A few years later, Pocock built the “Husky Clipper.” The eight-man shell carried the scrappy men’s UW rowing team to a Gold Medal at the 1936 Olympics in Berlin. Italy’s rowing team finished second, and Germany’s came in third — as Adolf Hitler looked on.
In 1985, Pocock’s son, Stan, sold the business to Tytus’ father, Bill.
“Some people think these boats are built by kayak or canoe makers,” Tytus said.
However, only a handful of companies build the eight- and four-person racing shells that define the sport. The ninth seat, in the stern, is reserved for the coxswain, who steers the boat and set the tempo.
“Our bread and butter are the eights and fours,” said Tytus, though the company also builds singles and doubles for one and two rowers.
The larger boats “have the biggest list price, the biggest margins,” he said. The 57-foot eight-man shells, just 24-inches across at the mid-point, weigh about 206 pounds. They are swift but temperamental. “To make a boat faster, you have to make it tippier,” explained Tytus.
Prices start at $42,000 and include rigging, seat backs, a zippered cover and eight pairs of rowing shoes.
Early boats were made of wood, including mahogany, Western red cedar and Sitka spruce. An eight-man scull might tip the scales at 250 pounds or more.
In the 1980s, carbon fiber composites, the same material that serves as the base for some aircraft components, including the wings of the Boeing 777X, found favor with boat builders and rowers.

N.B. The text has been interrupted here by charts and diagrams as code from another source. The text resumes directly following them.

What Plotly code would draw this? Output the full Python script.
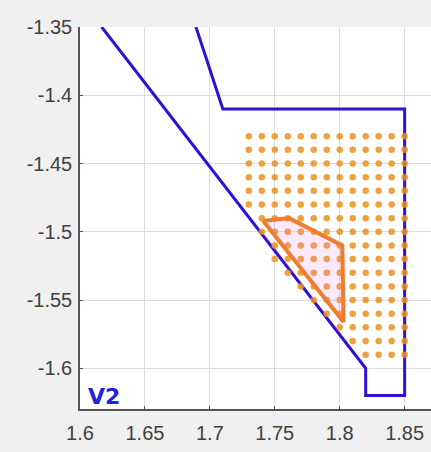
import plotly.graph_objects as go

# Boundary (blue) polyline
boundary_x = [1.6167, 1.82, 1.82, 1.85, 1.85, 1.71, 1.6893]
boundary_y = [-1.35, -1.60, -1.62, -1.62, -1.41, -1.41, -1.35]

# Grid of sampled points (orange dots)
grid_x = [1.73, 1.74, 1.75, 1.76, 1.77, 1.78, 1.79, 1.80, 1.81, 1.82, 1.83, 1.84, 1.85]
grid_y = [-1.43, -1.44, -1.45, -1.46, -1.47, -1.48, -1.49, -1.50, -1.51, -1.52,
          -1.53, -1.54, -1.55, -1.56, -1.57, -1.58, -1.59]
row_start = [1.73, 1.73, 1.73, 1.73, 1.73, 1.73, 1.74, 1.74, 1.75, 1.75,
             1.76, 1.77, 1.78, 1.79, 1.80, 1.81, 1.82]

# Highlighted polygon
poly_x = [1.741, 1.761, 1.802, 1.803, 1.741]
poly_y = [-1.492, -1.490, -1.510, -1.566, -1.492]

x_ticks = [1.6, 1.65, 1.7, 1.75, 1.8, 1.85]
x_labels = ["1.6", "1.65", "1.7", "1.75", "1.8", "1.85"]
y_ticks = [-1.6, -1.55, -1.5, -1.45, -1.4, -1.35]
y_labels = ["-1.6", "-1.55", "-1.5", "-1.45", "-1.4", "-1.35"]

dots_x, dots_y = [], []
for yv, xs in zip(grid_y, row_start):
    for xv in grid_x:
        if xv >= xs - 1e-9:
            dots_x.append(xv)
            dots_y.append(yv)

fig = go.Figure()
fig.add_trace(go.Scatter(x=boundary_x, y=boundary_y, mode="lines",
                         line=dict(color="rgb(50,15,215)", width=3),
                         hoverinfo="skip", showlegend=False))
fig.add_trace(go.Scatter(x=dots_x, y=dots_y, mode="markers",
                         marker=dict(color="rgba(236,145,30,0.85)", size=6.5, line=dict(width=0)),
                         hoverinfo="skip", showlegend=False))
fig.add_trace(go.Scatter(x=poly_x, y=poly_y, mode="lines", fill="toself",
                         fillcolor="rgba(245,120,225,0.16)",
                         line=dict(color="rgb(238,125,45)", width=4),
                         hoverinfo="skip", showlegend=False))

fig.add_annotation(x=1.6048, y=-1.6205, xref="x", yref="y", text="<b>V2</b>",
                   showarrow=False, xanchor="left", yanchor="middle",
                   font=dict(family="DejaVu Sans", size=22, color="#2222DD"))

axis_font = dict(family="Liberation Sans", size=20, color="#404040")
fig.update_xaxes(range=[1.6, 1.8703], tickvals=x_ticks, ticktext=x_labels,
                 showgrid=True, gridcolor="#dcdcdc", gridwidth=1, zeroline=False,
                 showline=True, linecolor="#555555", linewidth=1.5,
                 ticks="inside", ticklen=3, tickcolor="#555555",
                 ticklabelstandoff=5, tickfont=axis_font)
fig.update_yaxes(range=[-1.6298, -1.35], tickvals=y_ticks, ticktext=y_labels,
                 showgrid=True, gridcolor="#dcdcdc", gridwidth=1, zeroline=False,
                 showline=True, linecolor="#555555", linewidth=1.5,
                 ticks="inside", ticklen=3, tickcolor="#555555",
                 ticklabelstandoff=2, tickfont=axis_font)

fig.update_layout(width=431, height=452, autosize=False,
                  margin=dict(l=80, r=0, t=27, b=43, pad=0),
                  paper_bgcolor="#f0f0f0", plot_bgcolor="white")

fig.write_html("out.html")
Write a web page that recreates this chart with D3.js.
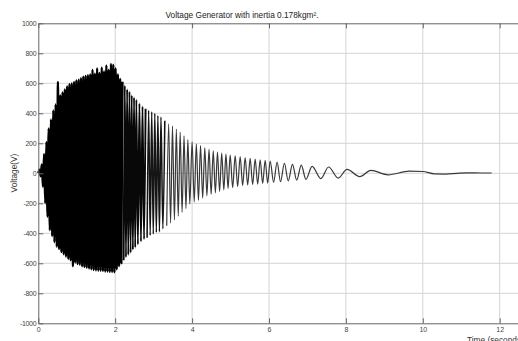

The racing boat-airplane industry connection isn’t exactly new.
George Pocock gave up his trade during World War I when airplane maker Bill Boeing tapped him to build a stronger, lighter wooden pontoon for the company’s Model-50 seaplanes, under a U.S. Navy contract.
With orders for military aircraft pouring in, Boeing’s founder promoted Pocock to shop foreman at the company’s factory, the Red Barn in Seattle.
When the war ended and airplane orders fizzled, Pocock returned to boat building.
The second pandemic
The racing boat company weathered the 1918 influenza pandemic. Tytus hopes it will survive the coronavirus pandemic.
While rowing isn’t exactly a contact sport, “it’s impossible to socially distance in an eight-person shell,” said Tytus. “There’s not a need to build the big team boats.”
However, one bright spot has surfaced.
Some campuses are allowing athletes to practice if they can do so safely, Tytus said.
“Since people can’t get together in crew, they still want to practice, so they’re buying single boats,” he said. “There’s been a real run on those.”
Will demand for the 27-foot shells — priced at $10,000 and up — be enough to carry the century-old business through a second pandemic?
Tytus and the company’s 22 employees hope so.
“What’s the alternative? Shutting the doors?” he asked.
In the meantime, until college football shows signs of returning, the company plans to use the lull to design a new line of single shells.
“We’re building new molds for new boats,” Tytus said as he walked through the 26,000-square-foot factory in south Everett. Under a high ceiling and bright lights, a group of workers using squeegees applied plastic resin to carbon fiber fabric, pressed into a mold that forms the hull. Once the glossy white hulls cure, they’ll be buffed, sanded and outfitted.
“Normally this stuff is on the back burner,” said Tytus. “We were too busy building the team boats and we never would have considered it before this. “
Still, he’s had to cut employee hours and turn Friday into a four-hour day.
A federal Paycheck Protection Program loan helped the company make payroll when the factory had to close from March 23 through early June.
“We weren’t considered essential,” said Tytus, referring to Gov. Jay Inslee’s “Stay Home, Stay Healthy” order that shuttered non-essential businesses this spring.
The loan, though helpful, was a temporary fix, he said.
“We’ve run the business conservatively. I’ve got a good relationship with the landlord — my dad,” said Tytus. “We’re in a good position to withstand this now, but can we withstand it for multiple years? No.”